§ Required work
Output exactly the lines from the line containing "What Plotly code" through the line containing "fig = go.Figure()", inclusive, and omit any pictures.

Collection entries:
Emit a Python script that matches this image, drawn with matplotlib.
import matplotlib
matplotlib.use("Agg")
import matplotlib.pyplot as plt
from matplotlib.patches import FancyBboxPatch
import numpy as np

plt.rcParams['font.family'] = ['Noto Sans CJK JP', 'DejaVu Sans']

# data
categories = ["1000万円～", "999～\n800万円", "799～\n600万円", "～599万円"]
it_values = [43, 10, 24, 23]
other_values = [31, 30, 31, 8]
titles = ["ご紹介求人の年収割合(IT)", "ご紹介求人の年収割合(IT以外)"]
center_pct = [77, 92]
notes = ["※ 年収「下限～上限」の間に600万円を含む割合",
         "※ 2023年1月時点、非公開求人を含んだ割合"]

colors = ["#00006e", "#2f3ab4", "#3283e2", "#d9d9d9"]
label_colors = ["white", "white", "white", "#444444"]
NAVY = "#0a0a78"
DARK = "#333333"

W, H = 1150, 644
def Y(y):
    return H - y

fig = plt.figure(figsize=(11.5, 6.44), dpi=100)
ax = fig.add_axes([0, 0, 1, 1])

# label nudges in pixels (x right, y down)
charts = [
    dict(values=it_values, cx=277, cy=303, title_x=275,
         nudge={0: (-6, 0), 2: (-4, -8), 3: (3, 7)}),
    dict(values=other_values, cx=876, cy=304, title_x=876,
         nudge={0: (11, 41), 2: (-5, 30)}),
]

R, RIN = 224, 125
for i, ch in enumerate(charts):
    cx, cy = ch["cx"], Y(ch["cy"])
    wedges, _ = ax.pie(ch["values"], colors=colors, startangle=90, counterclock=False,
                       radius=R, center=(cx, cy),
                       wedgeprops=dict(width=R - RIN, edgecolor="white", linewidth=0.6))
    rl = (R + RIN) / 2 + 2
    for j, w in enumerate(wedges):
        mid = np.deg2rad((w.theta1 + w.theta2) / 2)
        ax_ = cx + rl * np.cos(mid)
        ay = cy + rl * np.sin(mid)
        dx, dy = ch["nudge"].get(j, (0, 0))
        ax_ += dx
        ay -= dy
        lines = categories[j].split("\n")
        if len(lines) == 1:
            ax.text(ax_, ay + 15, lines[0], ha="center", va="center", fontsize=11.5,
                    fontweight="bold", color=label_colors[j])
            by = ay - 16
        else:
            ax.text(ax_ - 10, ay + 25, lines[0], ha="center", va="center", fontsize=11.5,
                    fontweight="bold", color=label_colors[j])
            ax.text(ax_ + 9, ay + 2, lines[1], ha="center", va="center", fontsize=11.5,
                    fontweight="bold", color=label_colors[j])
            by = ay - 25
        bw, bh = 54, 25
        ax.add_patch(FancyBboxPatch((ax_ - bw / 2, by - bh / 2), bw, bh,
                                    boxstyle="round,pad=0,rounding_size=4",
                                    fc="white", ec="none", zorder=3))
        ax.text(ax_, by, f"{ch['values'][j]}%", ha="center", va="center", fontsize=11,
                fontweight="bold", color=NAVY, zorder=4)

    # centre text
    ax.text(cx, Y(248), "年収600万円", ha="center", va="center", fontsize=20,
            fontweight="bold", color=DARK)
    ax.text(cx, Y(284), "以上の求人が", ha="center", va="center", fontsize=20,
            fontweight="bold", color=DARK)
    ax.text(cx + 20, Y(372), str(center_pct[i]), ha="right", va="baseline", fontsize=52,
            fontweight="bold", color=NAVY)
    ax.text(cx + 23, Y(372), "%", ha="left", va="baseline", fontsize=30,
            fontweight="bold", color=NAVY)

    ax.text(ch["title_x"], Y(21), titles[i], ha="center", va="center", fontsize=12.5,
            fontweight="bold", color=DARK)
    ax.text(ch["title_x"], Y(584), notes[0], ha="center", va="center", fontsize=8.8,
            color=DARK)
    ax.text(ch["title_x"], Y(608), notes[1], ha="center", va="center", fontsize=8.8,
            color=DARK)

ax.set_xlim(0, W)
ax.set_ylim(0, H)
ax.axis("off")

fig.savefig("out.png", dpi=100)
--
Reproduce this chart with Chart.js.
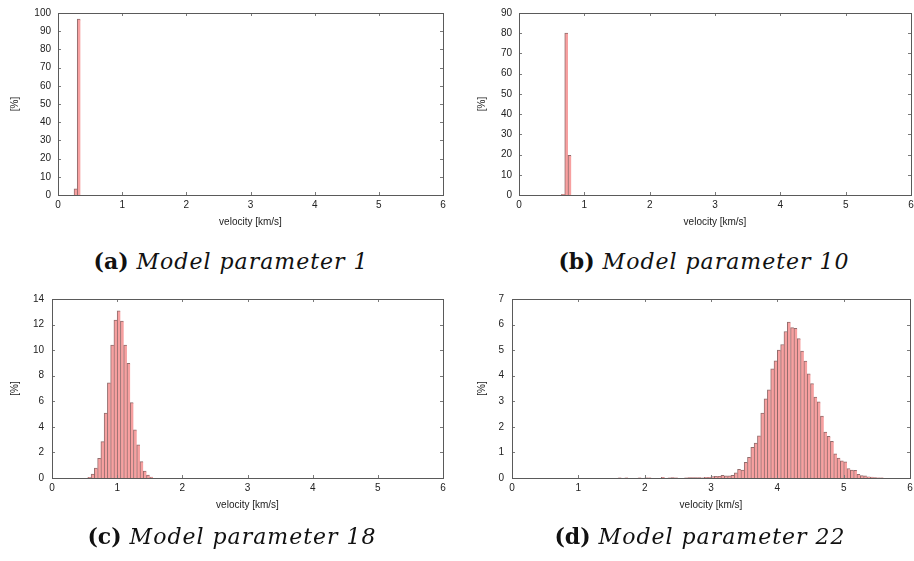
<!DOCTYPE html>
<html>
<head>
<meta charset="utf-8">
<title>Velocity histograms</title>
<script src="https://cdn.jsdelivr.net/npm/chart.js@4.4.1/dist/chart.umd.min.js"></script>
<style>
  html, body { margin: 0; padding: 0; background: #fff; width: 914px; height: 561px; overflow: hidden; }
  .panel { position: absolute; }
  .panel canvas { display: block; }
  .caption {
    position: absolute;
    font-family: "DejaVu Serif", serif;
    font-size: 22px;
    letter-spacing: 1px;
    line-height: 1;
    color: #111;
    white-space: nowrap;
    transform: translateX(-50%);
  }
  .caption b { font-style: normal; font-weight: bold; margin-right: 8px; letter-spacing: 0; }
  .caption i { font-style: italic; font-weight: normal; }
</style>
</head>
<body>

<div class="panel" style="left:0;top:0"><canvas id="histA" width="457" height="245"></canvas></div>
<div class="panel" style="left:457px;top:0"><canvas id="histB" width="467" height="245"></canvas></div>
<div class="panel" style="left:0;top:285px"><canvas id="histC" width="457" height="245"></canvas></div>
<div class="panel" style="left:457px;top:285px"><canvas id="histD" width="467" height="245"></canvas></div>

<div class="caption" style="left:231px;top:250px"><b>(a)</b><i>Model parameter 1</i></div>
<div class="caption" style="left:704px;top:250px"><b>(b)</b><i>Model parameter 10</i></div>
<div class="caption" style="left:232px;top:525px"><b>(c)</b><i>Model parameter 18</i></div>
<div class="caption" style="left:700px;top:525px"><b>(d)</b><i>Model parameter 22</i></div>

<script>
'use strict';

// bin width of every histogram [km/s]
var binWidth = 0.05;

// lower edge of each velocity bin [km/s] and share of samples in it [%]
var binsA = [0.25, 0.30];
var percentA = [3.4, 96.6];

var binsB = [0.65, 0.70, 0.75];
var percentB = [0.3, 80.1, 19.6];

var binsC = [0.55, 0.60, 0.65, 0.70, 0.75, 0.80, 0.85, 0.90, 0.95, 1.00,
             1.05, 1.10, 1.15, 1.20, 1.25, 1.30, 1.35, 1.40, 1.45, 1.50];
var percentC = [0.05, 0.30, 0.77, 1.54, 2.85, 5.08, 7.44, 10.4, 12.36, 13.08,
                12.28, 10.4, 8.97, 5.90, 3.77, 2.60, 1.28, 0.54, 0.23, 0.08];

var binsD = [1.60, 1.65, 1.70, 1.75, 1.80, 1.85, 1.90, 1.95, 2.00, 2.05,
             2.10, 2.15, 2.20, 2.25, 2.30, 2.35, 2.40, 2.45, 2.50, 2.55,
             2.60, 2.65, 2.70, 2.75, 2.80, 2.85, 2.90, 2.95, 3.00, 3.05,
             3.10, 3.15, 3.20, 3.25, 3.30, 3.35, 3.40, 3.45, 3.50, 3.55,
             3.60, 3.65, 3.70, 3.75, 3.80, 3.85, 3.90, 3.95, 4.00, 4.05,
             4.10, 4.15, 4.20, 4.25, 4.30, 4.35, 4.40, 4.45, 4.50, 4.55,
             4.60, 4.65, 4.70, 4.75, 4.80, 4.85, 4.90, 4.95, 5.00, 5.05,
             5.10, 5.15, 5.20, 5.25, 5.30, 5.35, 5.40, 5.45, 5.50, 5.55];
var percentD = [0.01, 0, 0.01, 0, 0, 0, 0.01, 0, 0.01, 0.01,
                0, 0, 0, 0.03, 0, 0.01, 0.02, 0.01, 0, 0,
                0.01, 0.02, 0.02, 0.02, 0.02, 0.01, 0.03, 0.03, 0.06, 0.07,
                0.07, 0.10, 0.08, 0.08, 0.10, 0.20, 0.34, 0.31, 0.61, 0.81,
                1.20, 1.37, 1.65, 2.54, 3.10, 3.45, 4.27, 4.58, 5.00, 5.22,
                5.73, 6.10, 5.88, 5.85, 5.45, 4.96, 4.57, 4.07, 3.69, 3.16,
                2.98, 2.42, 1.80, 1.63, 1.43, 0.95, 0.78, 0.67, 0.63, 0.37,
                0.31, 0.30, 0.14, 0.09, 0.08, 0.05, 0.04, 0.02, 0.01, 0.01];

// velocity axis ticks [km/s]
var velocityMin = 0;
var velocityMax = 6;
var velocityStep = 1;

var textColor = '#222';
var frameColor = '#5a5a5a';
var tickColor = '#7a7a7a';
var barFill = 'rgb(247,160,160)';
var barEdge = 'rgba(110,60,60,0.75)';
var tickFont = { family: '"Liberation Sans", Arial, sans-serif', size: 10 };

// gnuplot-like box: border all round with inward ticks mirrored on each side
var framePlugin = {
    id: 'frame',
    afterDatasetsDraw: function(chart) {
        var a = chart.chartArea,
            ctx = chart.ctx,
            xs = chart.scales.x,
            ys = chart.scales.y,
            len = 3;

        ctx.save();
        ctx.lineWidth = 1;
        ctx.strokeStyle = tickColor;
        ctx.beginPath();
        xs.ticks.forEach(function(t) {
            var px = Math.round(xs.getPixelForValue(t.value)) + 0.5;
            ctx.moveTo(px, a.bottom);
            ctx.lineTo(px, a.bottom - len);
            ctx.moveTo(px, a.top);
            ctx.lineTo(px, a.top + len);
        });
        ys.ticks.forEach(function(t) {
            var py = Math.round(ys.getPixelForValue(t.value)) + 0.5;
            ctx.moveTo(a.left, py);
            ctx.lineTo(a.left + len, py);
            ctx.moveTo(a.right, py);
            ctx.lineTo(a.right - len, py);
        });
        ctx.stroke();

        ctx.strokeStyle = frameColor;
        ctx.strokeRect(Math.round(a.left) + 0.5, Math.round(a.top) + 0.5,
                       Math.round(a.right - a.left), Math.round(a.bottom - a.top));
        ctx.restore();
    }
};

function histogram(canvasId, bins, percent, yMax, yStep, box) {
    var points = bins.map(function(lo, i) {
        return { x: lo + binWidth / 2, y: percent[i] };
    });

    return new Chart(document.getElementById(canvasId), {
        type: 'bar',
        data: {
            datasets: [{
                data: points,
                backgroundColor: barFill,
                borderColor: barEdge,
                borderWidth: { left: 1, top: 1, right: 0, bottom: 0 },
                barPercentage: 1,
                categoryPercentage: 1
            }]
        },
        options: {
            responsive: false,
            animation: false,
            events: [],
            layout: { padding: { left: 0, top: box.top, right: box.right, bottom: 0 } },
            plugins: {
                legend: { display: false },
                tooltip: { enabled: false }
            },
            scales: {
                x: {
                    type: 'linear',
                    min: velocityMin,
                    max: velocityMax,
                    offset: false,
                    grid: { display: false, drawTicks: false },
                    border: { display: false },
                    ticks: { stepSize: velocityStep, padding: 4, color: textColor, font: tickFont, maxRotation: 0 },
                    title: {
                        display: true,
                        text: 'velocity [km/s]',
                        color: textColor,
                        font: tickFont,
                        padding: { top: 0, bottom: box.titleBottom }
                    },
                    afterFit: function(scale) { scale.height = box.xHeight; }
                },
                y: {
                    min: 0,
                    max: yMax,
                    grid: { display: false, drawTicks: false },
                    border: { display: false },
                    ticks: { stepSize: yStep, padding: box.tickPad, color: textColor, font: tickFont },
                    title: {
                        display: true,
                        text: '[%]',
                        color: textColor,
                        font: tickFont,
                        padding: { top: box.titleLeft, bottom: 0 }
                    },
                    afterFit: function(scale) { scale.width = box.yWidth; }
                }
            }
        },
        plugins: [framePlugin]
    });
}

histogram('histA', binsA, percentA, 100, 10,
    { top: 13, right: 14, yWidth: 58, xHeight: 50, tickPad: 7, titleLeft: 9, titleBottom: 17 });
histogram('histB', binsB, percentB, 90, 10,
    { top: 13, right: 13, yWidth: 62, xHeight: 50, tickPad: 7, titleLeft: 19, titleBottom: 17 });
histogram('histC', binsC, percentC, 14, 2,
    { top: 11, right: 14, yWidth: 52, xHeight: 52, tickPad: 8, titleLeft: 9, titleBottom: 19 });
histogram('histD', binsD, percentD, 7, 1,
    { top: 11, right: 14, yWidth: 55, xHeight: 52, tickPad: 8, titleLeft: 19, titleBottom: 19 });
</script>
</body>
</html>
--
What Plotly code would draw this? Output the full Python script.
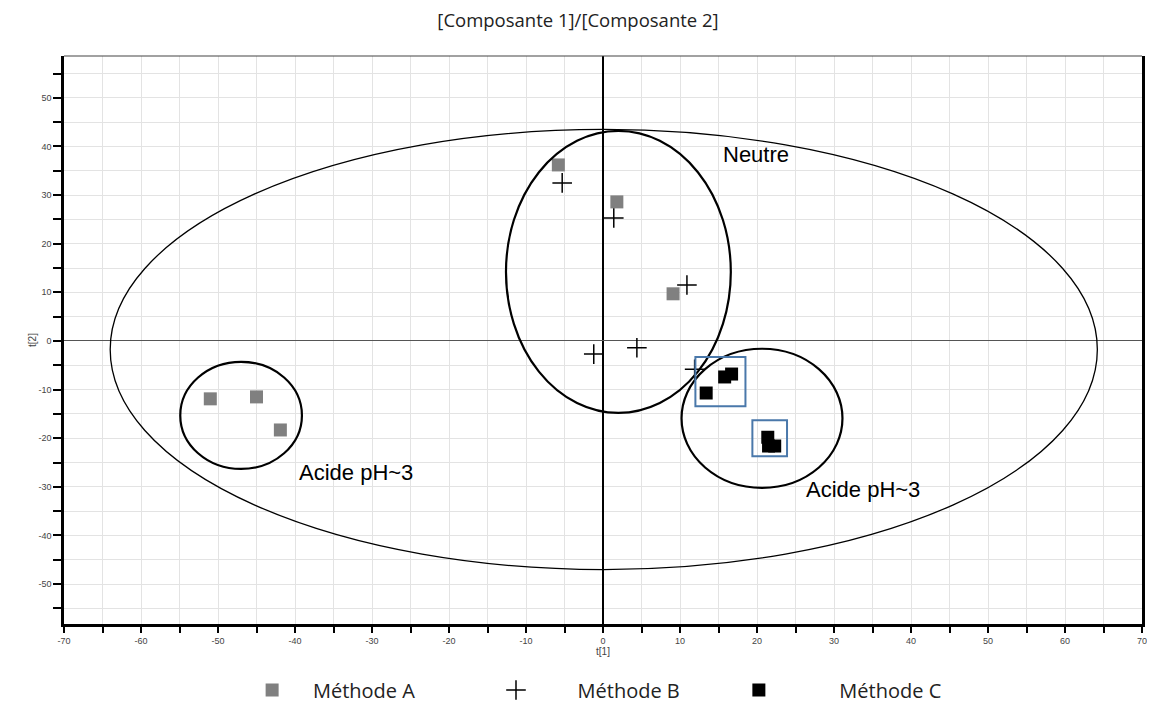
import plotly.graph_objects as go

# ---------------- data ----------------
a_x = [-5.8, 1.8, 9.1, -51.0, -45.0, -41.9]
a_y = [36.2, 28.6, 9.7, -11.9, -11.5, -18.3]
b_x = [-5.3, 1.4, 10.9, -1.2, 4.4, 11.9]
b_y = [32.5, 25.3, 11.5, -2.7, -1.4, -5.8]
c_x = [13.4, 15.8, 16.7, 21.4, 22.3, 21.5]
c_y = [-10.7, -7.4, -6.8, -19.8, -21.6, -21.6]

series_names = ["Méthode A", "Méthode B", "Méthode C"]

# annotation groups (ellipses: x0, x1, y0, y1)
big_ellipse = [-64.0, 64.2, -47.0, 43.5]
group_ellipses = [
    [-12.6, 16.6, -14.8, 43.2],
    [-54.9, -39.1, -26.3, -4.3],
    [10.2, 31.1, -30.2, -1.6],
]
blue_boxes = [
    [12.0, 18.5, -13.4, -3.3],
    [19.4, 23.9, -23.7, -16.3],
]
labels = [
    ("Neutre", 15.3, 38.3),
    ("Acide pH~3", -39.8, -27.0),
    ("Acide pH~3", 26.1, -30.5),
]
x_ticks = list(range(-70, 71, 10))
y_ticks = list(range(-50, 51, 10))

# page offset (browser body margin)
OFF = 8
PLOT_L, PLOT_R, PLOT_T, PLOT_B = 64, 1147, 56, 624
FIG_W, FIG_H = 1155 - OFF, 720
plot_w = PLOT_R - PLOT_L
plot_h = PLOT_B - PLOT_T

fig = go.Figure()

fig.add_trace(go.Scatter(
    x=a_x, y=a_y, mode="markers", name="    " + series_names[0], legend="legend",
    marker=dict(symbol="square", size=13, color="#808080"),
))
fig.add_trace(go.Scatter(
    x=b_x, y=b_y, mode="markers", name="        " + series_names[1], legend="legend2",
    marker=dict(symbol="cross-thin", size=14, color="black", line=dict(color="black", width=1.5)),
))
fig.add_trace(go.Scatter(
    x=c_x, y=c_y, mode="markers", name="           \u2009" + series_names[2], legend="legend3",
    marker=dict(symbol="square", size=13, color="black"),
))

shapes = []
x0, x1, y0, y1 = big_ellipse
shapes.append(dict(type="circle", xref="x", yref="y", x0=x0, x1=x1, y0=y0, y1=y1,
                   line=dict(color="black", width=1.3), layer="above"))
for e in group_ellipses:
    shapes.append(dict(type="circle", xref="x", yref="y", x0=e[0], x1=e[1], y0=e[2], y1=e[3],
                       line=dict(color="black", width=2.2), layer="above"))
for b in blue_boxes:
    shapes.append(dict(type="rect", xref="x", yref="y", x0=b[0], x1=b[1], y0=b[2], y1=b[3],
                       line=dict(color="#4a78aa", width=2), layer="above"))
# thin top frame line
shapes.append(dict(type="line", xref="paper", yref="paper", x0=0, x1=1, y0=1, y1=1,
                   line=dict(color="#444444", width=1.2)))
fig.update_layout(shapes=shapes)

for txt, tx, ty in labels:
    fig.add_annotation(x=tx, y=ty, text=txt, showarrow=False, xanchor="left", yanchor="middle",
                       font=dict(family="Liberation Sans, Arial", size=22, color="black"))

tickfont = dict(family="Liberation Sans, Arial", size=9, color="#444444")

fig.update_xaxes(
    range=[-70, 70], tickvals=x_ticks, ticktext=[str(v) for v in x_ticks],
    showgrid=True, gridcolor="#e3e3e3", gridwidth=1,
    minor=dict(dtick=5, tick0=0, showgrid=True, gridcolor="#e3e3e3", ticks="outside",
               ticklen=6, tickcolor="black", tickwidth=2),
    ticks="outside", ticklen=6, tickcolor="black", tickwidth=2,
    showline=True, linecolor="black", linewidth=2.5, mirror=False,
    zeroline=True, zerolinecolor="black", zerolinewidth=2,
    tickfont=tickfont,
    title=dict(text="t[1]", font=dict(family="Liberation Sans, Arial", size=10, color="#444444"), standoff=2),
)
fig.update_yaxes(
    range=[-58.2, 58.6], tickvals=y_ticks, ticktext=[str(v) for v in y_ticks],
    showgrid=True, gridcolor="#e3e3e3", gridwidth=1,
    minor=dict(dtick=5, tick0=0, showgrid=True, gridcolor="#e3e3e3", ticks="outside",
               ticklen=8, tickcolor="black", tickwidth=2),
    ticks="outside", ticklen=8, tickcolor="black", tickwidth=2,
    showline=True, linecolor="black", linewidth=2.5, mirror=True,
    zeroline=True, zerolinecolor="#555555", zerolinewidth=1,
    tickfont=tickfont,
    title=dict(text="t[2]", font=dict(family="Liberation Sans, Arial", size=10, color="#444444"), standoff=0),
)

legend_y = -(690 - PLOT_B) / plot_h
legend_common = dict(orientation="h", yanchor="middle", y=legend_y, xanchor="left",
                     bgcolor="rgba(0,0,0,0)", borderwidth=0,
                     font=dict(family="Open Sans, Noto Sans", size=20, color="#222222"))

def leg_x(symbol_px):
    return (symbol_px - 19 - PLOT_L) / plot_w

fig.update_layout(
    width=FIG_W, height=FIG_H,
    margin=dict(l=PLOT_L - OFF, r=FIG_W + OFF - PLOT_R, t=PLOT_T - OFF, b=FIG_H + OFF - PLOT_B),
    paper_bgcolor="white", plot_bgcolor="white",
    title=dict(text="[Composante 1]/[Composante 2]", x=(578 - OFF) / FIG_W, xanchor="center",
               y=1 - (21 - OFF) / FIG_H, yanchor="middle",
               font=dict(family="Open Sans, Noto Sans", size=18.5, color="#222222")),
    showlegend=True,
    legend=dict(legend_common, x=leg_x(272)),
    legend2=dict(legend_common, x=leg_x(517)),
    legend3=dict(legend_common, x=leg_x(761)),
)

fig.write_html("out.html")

§ Result of this task
What Plotly code would draw this? Output the full Python script.
import plotly.graph_objects as go

# ---------------- data ----------------
a_x = [-5.8, 1.8, 9.1, -51.0, -45.0, -41.9]
a_y = [36.2, 28.6, 9.7, -11.9, -11.5, -18.3]
b_x = [-5.3, 1.4, 10.9, -1.2, 4.4, 11.9]
b_y = [32.5, 25.3, 11.5, -2.7, -1.4, -5.8]
c_x = [13.4, 15.8, 16.7, 21.4, 22.3, 21.5]
c_y = [-10.7, -7.4, -6.8, -19.8, -21.6, -21.6]

series_names = ["Méthode A", "Méthode B", "Méthode C"]

# annotation groups (ellipses: x0, x1, y0, y1)
big_ellipse = [-64.0, 64.2, -47.0, 43.5]
group_ellipses = [
    [-12.6, 16.6, -14.8, 43.2],
    [-54.9, -39.1, -26.3, -4.3],
    [10.2, 31.1, -30.2, -1.6],
]
blue_boxes = [
    [12.0, 18.5, -13.4, -3.3],
    [19.4, 23.9, -23.7, -16.3],
]
labels = [
    ("Neutre", 15.3, 38.3),
    ("Acide pH~3", -39.8, -27.0),
    ("Acide pH~3", 26.1, -30.5),
]
x_ticks = list(range(-70, 71, 10))
y_ticks = list(range(-50, 51, 10))

# page offset (browser body margin)
OFF = 8
PLOT_L, PLOT_R, PLOT_T, PLOT_B = 64, 1147, 56, 624
FIG_W, FIG_H = 1155 - OFF, 720
plot_w = PLOT_R - PLOT_L
plot_h = PLOT_B - PLOT_T

fig = go.Figure()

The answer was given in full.